Applied Math Seminar: Stabilized Control Volume Finite Element Method for Drift-Diffusion Equations

Event Type: 
Kara Peterson
Event Date: 
Monday, February 6, 2017 - 3:30pm
SMLC 356

Event Description: 

Stabilized Control Volume Finite Element Method for Drift-Diffusion Equations

Predictive simulation of semiconductor devices depends on accurate numerical solutions of the drift-diffusion equations, which model the motion of electrons and holes. When discretizing the equations with a control volume finite element method (CVFEM) additional stabilization is required to enable robust solutions in the strong drift regime.
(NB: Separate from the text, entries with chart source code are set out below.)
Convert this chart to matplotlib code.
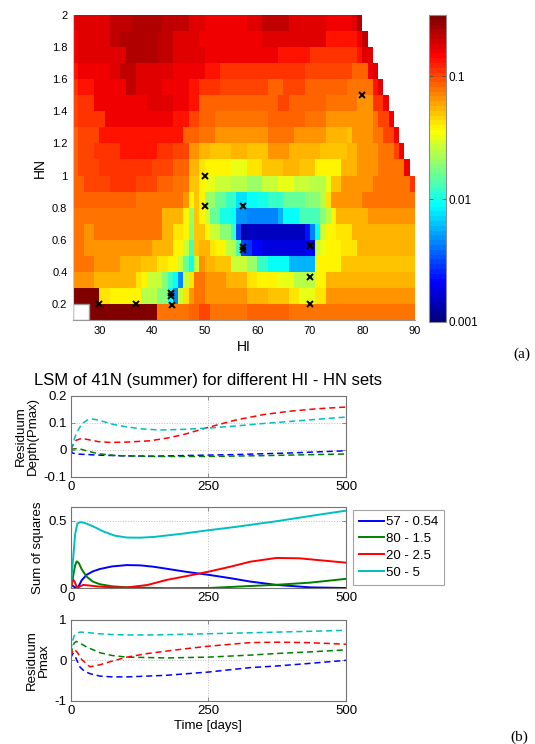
import numpy as np
import matplotlib
matplotlib.use("Agg")
import matplotlib.pyplot as plt
from matplotlib.colors import LinearSegmentedColormap, LogNorm
from matplotlib.ticker import FixedLocator, NullLocator
from matplotlib.patches import Rectangle

plt.rcParams['font.family'] = ['Liberation Sans', 'DejaVu Sans']

# ---------------- heat map data (a) ----------------
HI_EDGES = list(range(25, 91))                      # 65 columns
HN_EDGES = [round(0.1 * k, 1) for k in range(1, 21)]  # 19 rows
# colour level per cell: index in LEVELS -> log10(value) = -3 + 2.5*idx/40 ; '.' = no data
LEVELS = "0123456789abcdefghijklmnopqrstuvwxyzABCDE"
# run-length rows, from top (HN 1.9-2.0) to bottom (HN 0.1-0.2)
ROWS_RLE = [
    "A7 B4 C6 B5 A3 z8 A3 B5 A7 z5 A C .10",
    "z A6 B2 C7 B3 A5 z9 z3 A12 y5 y z B .9",
    "z A9 C6 B3 A6 z8 z6 y6 x8 x y A2 .8",
    "y z6 A2 B3 A7 z6 y3 x5 x11 w9 v3 z A .7",
    "x y3 z6 B2 A5 z5 y2 x4 w5 w4 v3 w4 v8 u5 y A .6",
    "w x3 z10 A5 z3 y2 v9 v6 w2 v7 u6 t3 x2 z .5",
    "w x5 z13 y3 w2 v3 u6 u4 v7 u4 t9 u w2 z .4",
    "v w4 y16 v3 u3 t6 t4 u5 t6 s4 r t4 u2 w2 z .3",
    "v w3 x5 y7 x3 w3 t2 s2 r4 s3 r4 t4 s6 r5 s2 t4 u3 w z .2",
    "v w4 x10 w4 v3 s2 q p5 o3 q3 r4 s3 r3 p5 s3 t4 u5 z .1",
    "v2 w5 x5 w4 v3 u3 r2 p o2 n3 m3 l3 n3 o3 n3 m3 o r2 t6 u7 x",
    "v12 u9 t p r p l2 j2 h2 e2 f2 g2 h3 j4 k3 m q t6 u10",
    "u17 s4 p l r p n j2 g2 f b2 a6 c f3 i4 k m p s6 t9",
    "u2 t2 u13 s2 q2 p k r2 p n2 k2 h 8 2 311 6 a f n p2 q3 s12",
    "u2 t13 s4 p2 n i r s2 q p2 m2 i 8 7 52 48 52 n o p3 q3 s11",
    "u4 t5 s4 r3 q2 p2 n j f n t s2 r3 n3 l2 h2 f4 c5 p5 r14",
    "t4 s8 q p n3 k h f a n q u2 t4 s4 q2 p4 o3 m4 p2 s17",
    "E5 q2 p6 m3 k2 f a n q t u2 t8 s4 r4 q2 o3 q2 t17",
    ".3 E13 u6 v2 w2 u7 v8 u24",
]
MARK_HI = [30, 37, 43.8, 43.6, 43.6, 50, 50, 57.3, 57.3, 57.3, 70, 70, 70, 70, 80]
MARK_HN = [0.2, 0.2, 0.195, 0.25, 0.27, 1.0, 0.81, 0.81, 0.535, 0.555, 0.56, 0.57, 0.37, 0.2, 1.5]
CB_TICKS = [0.001, 0.01, 0.1]
CB_LABELS = ["0.001", "0.01", "0.1"]

# ---------------- line data (b) ----------------
LABELS = ["57 - 0.54", "80 - 1.5", "20 - 2.5", "50 - 5"]
COLORS = ["#0000ff", "#008000", "#ff0000", "#00bfbf"]

# Residuum Depth(Pmax)
D1_BLUE_X = [0, 3, 10, 50, 100, 150, 250, 300, 350, 400, 450, 500]
D1_BLUE_Y = [0, -0.012, -0.016, -0.02, -0.023, -0.024, -0.02, -0.018, -0.015, -0.012, -0.008, -0.004]
D1_GREEN_X = [0, 5, 15, 30, 50, 84, 150, 250, 350, 420, 500]
D1_GREEN_Y = [0, 0.003, 0.004, -0.005, -0.015, -0.022, -0.025, -0.025, -0.022, -0.019, -0.016]
D1_RED_X = [0, 5, 10, 20, 35, 50, 71, 100, 144, 175, 205, 250, 300, 350, 400, 450, 500]
D1_RED_Y = [0, 0.02, 0.035, 0.042, 0.036, 0.03, 0.027, 0.028, 0.033, 0.043, 0.056, 0.083, 0.11, 0.13,
            0.143, 0.152, 0.158]
D1_CYAN_X = [0, 5, 10, 20, 30, 38, 50, 75, 100, 130, 162, 200, 250, 300, 350, 400, 450, 500]
D1_CYAN_Y = [0, 0.03, 0.06, 0.095, 0.11, 0.114, 0.11, 0.095, 0.085, 0.077, 0.073, 0.075, 0.08, 0.088,
             0.097, 0.105, 0.113, 0.121]

# Sum of squares
D2_BLUE_X = [0, 3, 6, 10, 15, 20, 29, 40, 53, 75, 102, 126, 150, 174, 210, 250, 290, 326, 374, 435, 500]
D2_BLUE_Y = [0.015, 0.02, 0.012, 0.0, 0.02, 0.06, 0.1, 0.125, 0.143, 0.162, 0.172, 0.17, 0.16, 0.145,
             0.122, 0.1, 0.075, 0.05, 0.025, 0.007, 0.002]
D2_GREEN_X = [0, 4, 8, 11, 15, 20, 29, 40, 53, 75, 102, 174, 250, 326, 374, 435, 500]
D2_GREEN_Y = [0, 0.08, 0.17, 0.2, 0.185, 0.14, 0.086, 0.05, 0.03, 0.015, 0.007, 0.001, 0.002, 0.017,
              0.026, 0.042, 0.07]
D2_RED_X = [0, 3, 5, 8, 12, 17, 23, 35, 53, 75, 102, 140, 174, 210, 250, 290, 326, 374, 416, 460, 500]
D2_RED_Y = [0, 0.05, 0.062, 0.04, 0.0, 0.015, 0.025, 0.02, 0.012, 0.008, 0.006, 0.025, 0.062, 0.09,
            0.123, 0.16, 0.197, 0.225, 0.222, 0.205, 0.19]
D2_CYAN_X = [0, 4, 8, 12, 17, 25, 40, 60, 80, 102, 125, 150, 200, 250, 300, 374, 450, 500]
D2_CYAN_Y = [0, 0.2, 0.4, 0.48, 0.49, 0.485, 0.46, 0.42, 0.39, 0.376, 0.375, 0.38, 0.403, 0.43, 0.455,
             0.497, 0.545, 0.575]

# Residuum Pmax
D3_BLUE_X = [0, 2, 4, 8, 17, 25, 35, 53, 75, 102, 140, 174, 250, 326, 374, 430, 500]
D3_BLUE_Y = [0.05, 0.12, 0.17, 0.1, -0.17, -0.27, -0.33, -0.39, -0.41, -0.41, -0.39, -0.37, -0.29,
             -0.18, -0.14, -0.08, 0.0]
D3_GREEN_X = [0, 3, 6, 10, 15, 29, 53, 75, 102, 174, 250, 326, 374, 435, 500]
D3_GREEN_Y = [0.15, 0.3, 0.42, 0.47, 0.44, 0.33, 0.19, 0.12, 0.08, 0.06, 0.08, 0.13, 0.17, 0.21, 0.26]
D3_RED_X = [0, 3, 6, 12, 20, 35, 53, 75, 102, 140, 174, 210, 250, 326, 374, 430, 500]
D3_RED_Y = [0.1, 0.22, 0.28, 0.2, 0.02, -0.16, -0.11, -0.02, 0.08, 0.17, 0.23, 0.29, 0.35, 0.44, 0.45,
            0.44, 0.4]
D3_CYAN_X = [0, 3, 6, 11, 17, 30, 50, 75, 102, 150, 200, 250, 300, 374, 450, 500]
D3_CYAN_Y = [0.25, 0.45, 0.6, 0.67, 0.7, 0.69, 0.66, 0.64, 0.63, 0.63, 0.645, 0.66, 0.675, 0.7, 0.725,
             0.745]

X_TICKS = [0, 250, 500]


def decode(row, n=65):
    out = []
    for tok in row.split():
        ch = tok[0]
        cnt = int(tok[1:]) if len(tok) > 1 else 1
        val = np.nan if ch == '.' else 10 ** (-3 + 2.5 * LEVELS.index(ch) / 40.0)
        out += [val] * cnt
    out = (out + [np.nan] * n)[:n]
    return out


Z = np.array([decode(r) for r in ROWS_RLE][::-1])

jet = LinearSegmentedColormap('matlab_jet', {
    'red': [(0, 0, 0), (0.375, 0, 0), (0.625, 1, 1), (0.875, 1, 1), (1, 0.5, 0.5)],
    'green': [(0, 0, 0), (0.125, 0, 0), (0.375, 1, 1), (0.625, 1, 1), (0.875, 0, 0), (1, 0, 0)],
    'blue': [(0, 0.5, 0.5), (0.125, 1, 1), (0.375, 1, 1), (0.625, 0, 0), (1, 0, 0)]}, N=64)
norm = LogNorm(vmin=1e-3, vmax=10 ** -0.5)

W, H = 535, 744
fig = plt.figure(figsize=(W / 100, H / 100), dpi=100)


def rect(l, t, r, b):
    return [l / W, 1 - b / H, (r - l) / W, (b - t) / H]


SPINE = '0.45'

# ---- heat map ----
hm = fig.add_axes(rect(73, 15, 415, 320))
mesh = hm.pcolormesh(HI_EDGES, HN_EDGES, np.ma.masked_invalid(Z), cmap=jet, norm=norm)
hm.add_patch(Rectangle((HI_EDGES[0], HN_EDGES[0]), HI_EDGES[3] - HI_EDGES[0],
                       HN_EDGES[1] - HN_EDGES[0], fill=False, edgecolor='0.6', lw=1.0))
hm.plot(MARK_HI, MARK_HN, ls='none', marker='x', color='k', ms=5, mew=1.4)
hm.set_xlim(25, 90)
hm.set_ylim(0.1, 2.0)
hm.set_xticks([30, 40, 50, 60, 70, 80, 90])
hm.set_yticks([0.2, 0.4, 0.6, 0.8, 1, 1.2, 1.4, 1.6, 1.8, 2])
hm.set_yticklabels(["0.2", "0.4", "0.6", "0.8", "1", "1.2", "1.4", "1.6", "1.8", "2"])
hm.tick_params(direction='in', length=0, labelsize=8, pad=4)
hm.set_xlabel("HI", fontsize=10, labelpad=3)
hm.set_ylabel("HN", fontsize=10, labelpad=4)
for s in hm.spines.values():
    s.set_visible(False)
hm.spines['bottom'].set_visible(True)
hm.spines['bottom'].set_color('0.6')
hm.spines['left'].set_visible(True)
hm.spines['left'].set_color('0.8')

cax = fig.add_axes(rect(429, 15, 446, 321.7))
cb = fig.colorbar(mesh, cax=cax)
cb.set_ticks(CB_TICKS)
cb.set_ticklabels(CB_LABELS)
cax.yaxis.set_minor_locator(NullLocator())
cax.tick_params(direction='in', length=3, width=0.6, left=True, right=True, labelsize=8.5,
                color='0.3', pad=2)
cb.outline.set_edgecolor('0.55')
cb.outline.set_linewidth(0.8)

fig.text(522 / W, 1 - 354 / H, "(a)", family=['Liberation Serif'], fontsize=11,
         ha='center', va='center')
fig.text(519 / W, 1 - 737 / H, "(b)", family=['Liberation Serif'], fontsize=11,
         ha='center', va='center')

# ---- line panels ----
def style(ax, ylim, yticks, ylabels):
    ax.set_xlim(0, 500)
    ax.set_ylim(*ylim)
    ax.xaxis.set_major_locator(FixedLocator(X_TICKS))
    ax.set_yticks(yticks)
    ax.set_yticklabels(ylabels)
    ax.grid(True, ls=':', color='0.75', lw=0.7)
    ax.tick_params(direction='in', length=3, width=0.5, labelsize=9.5, color='0.4', pad=3,
                   top=True, right=True)
    for s in ax.spines.values():
        s.set_color(SPINE)
        s.set_linewidth(0.8)


series1 = [(D1_BLUE_X, D1_BLUE_Y), (D1_GREEN_X, D1_GREEN_Y), (D1_RED_X, D1_RED_Y), (D1_CYAN_X, D1_CYAN_Y)]
series2 = [(D2_BLUE_X, D2_BLUE_Y), (D2_GREEN_X, D2_GREEN_Y), (D2_RED_X, D2_RED_Y), (D2_CYAN_X, D2_CYAN_Y)]
series3 = [(D3_BLUE_X, D3_BLUE_Y), (D3_GREEN_X, D3_GREEN_Y), (D3_RED_X, D3_RED_Y), (D3_CYAN_X, D3_CYAN_Y)]

DASH = (0, (4, 2.5))

p1 = fig.add_axes(rect(70.7, 395.7, 346, 476.7))
for (x, y), c in zip(series1, COLORS):
    p1.plot(x, y, color=c, lw=1.1, ls=DASH)
style(p1, (-0.1, 0.2), [-0.1, 0, 0.1, 0.2], ["-0.1", "0", "0.1", "0.2"])
p1.set_ylabel("Residuum\nDepth(Pmax)", fontsize=9.5, labelpad=3, linespacing=1.0)
p1.set_title("LSM of 41N (summer) for different HI - HN sets", fontsize=12, pad=8)

p2 = fig.add_axes(rect(70.7, 507.3, 346, 588.3))
handles = []
for (x, y), c, lab in zip(series2, COLORS, LABELS):
    h, = p2.plot(x, y, color=c, lw=1.4, label=lab)
    handles.append(h)
style(p2, (0, 0.6), [0, 0.5], ["0", "0.5"])
p2.set_ylabel("Sum of squares", fontsize=9.5, labelpad=3)
leg = fig.legend(handles=handles, loc='upper left', bbox_to_anchor=(353 / W, 1 - 510 / H),
                 fontsize=9.5, frameon=True, fancybox=False, handlelength=1.9,
                 handletextpad=0.15, labelspacing=0.35, borderpad=0.45, borderaxespad=0)
leg.get_frame().set_edgecolor('0.55')
leg.get_frame().set_linewidth(0.8)

p3 = fig.add_axes(rect(70.7, 620, 346, 700.7))
for (x, y), c in zip(series3, COLORS):
    p3.plot(x, y, color=c, lw=1.1, ls=DASH)
style(p3, (-1, 1), [-1, 0, 1], ["-1", "0", "1"])
p3.set_ylabel("Residuum\nPmax", fontsize=9.5, labelpad=3, linespacing=1.0)
p3.set_xlabel("Time [days]", fontsize=9.5, labelpad=2)

fig.savefig("out.png", dpi=100)
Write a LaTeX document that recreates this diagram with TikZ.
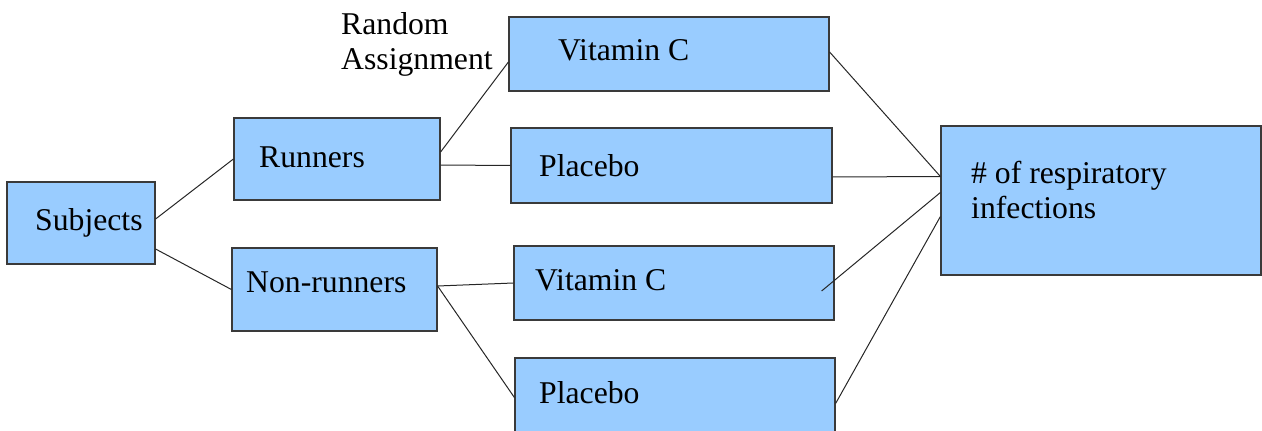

In this talk I will provide an overview of the CVFEM and describe a new stabilization method that uses fluxes generated by solving the governing equations on mesh edges and lifting these edge fluxes into an element using curl-conforming basis functions. The resulting formulation can be thought of as a multi-dimensional extension to the classical Scharfetter-Gummel unwinding procedure that enables stable and accurate solutions on unstructured meshes. Results for standard advection-diffusion examples along with results from a Sandia semiconductor model for the coupled drift-diffusion equations will demonstrate the benefits of this stabilization approach. Extensions of the method, including a finite element implementation and a second-order version applied in a multi-scale CVFEM framework, will also be briefly discussed.